Hope you all had a great Thanksgiving! Karina sure enjoyed the turkey 🙂 She wouldn’t eat the little pieces we put on her tray, but gave her the drumstick and she went to town! She also enjoyed some mashed potatoes, stuffing and squash soup. I put the squash soup in a sippy cup (thanks Adriane for the tip) and she loved it! I think I am going to try to make her a smoothie in the morning and put it in the sippy cup (a cup without a valve) for her to enjoy.
With the turkey leftovers, I am going to make turkey enchiladas tonight. Some store bought mole sauce, shredded cheese, turkey, fresh salsa, cilantro, sour cream and whole wheat tortillas. Heat the sauce in a skillet, put some of the shredded turkey in. Wrap some of the turkey with mole in a tortilla and put in baking dish. Repeat until done with turkey. Leave some mole sauce to pour over the top and then cover with shredded cheese. You can also put cheese inside the tortilla. Bake in the over for about 30-45 min.

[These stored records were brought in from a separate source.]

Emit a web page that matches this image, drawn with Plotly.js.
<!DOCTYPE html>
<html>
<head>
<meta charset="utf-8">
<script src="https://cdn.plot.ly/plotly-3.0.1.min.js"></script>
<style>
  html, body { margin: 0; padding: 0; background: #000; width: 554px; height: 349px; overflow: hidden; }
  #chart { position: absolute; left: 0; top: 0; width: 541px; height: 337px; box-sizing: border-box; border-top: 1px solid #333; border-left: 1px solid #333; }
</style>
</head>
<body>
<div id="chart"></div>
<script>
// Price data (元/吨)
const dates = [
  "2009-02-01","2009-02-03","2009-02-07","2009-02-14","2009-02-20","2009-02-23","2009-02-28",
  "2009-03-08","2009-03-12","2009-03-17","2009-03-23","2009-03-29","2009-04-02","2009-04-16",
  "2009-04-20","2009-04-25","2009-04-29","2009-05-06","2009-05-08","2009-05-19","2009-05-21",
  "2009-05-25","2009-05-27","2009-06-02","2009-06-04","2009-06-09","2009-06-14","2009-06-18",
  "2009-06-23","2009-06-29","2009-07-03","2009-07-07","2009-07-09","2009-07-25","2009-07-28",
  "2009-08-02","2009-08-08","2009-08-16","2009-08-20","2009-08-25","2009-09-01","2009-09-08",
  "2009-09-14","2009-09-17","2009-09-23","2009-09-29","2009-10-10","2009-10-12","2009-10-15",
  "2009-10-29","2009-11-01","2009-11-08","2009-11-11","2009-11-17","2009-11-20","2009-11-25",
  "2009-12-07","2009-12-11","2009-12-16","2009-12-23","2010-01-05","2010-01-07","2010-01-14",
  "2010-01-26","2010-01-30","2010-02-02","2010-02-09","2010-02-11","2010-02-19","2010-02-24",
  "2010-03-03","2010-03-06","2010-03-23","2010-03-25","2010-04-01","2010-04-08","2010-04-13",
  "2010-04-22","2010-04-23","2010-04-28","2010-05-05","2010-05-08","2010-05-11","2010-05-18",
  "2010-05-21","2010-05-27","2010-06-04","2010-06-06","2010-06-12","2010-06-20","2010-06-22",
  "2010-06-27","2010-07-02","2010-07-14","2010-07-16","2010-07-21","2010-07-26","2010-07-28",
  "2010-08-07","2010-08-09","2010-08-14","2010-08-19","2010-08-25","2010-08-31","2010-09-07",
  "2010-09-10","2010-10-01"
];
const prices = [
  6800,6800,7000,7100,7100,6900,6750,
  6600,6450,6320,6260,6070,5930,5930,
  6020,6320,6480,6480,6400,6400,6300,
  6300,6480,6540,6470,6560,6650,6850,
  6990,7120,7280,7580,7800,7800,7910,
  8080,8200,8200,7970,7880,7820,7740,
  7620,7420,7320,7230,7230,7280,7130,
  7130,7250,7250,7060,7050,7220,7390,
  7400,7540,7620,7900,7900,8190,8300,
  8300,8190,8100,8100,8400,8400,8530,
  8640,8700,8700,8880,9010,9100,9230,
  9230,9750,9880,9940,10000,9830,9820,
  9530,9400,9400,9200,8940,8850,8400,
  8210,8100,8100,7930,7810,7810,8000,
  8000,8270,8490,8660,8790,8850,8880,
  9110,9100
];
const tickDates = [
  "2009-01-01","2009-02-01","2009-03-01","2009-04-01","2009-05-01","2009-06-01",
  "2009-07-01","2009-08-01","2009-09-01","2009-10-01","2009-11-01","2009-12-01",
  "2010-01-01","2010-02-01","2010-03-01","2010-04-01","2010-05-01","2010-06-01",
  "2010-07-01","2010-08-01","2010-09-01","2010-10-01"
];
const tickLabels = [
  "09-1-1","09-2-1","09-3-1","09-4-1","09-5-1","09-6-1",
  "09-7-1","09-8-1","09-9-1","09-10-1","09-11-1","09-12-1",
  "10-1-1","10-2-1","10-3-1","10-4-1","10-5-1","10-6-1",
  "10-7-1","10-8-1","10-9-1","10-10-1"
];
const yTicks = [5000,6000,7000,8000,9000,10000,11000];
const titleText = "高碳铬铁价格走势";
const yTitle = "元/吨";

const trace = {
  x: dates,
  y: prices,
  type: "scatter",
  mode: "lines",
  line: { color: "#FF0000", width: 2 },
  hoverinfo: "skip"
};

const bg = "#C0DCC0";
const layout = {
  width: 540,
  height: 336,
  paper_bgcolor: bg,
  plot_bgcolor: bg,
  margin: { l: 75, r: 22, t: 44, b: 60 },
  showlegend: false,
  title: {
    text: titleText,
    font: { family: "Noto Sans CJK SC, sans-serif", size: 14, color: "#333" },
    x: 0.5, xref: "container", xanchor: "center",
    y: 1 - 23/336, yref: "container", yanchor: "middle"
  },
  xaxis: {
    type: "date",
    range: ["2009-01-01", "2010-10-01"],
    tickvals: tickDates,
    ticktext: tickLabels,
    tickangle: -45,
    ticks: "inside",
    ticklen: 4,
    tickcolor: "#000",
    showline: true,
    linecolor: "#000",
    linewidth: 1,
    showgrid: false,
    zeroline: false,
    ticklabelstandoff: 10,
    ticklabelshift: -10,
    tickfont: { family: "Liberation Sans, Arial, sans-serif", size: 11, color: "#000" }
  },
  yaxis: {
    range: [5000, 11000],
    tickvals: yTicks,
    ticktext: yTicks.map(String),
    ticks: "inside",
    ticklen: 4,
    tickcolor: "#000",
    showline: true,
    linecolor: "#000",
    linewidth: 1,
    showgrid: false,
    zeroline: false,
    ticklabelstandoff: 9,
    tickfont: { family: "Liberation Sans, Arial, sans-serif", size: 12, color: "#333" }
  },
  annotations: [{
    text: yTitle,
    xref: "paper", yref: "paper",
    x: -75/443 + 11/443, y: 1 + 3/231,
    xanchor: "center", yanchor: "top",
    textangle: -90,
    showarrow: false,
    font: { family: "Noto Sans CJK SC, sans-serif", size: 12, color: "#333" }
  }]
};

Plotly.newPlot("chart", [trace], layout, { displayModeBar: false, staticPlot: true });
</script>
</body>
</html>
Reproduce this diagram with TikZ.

1 large can of whole tomatoes
1 jalapeno (take out seeds and chopped)
about 1/2 a red onion roughly chopped
cilantro (to your taste – I usually grab a handful)
about a clove of garlic, minced.
Put ingredients into a blender or food processor. Mix until it is the consistency you want. Less if you like it chunky and more if you want it smooth.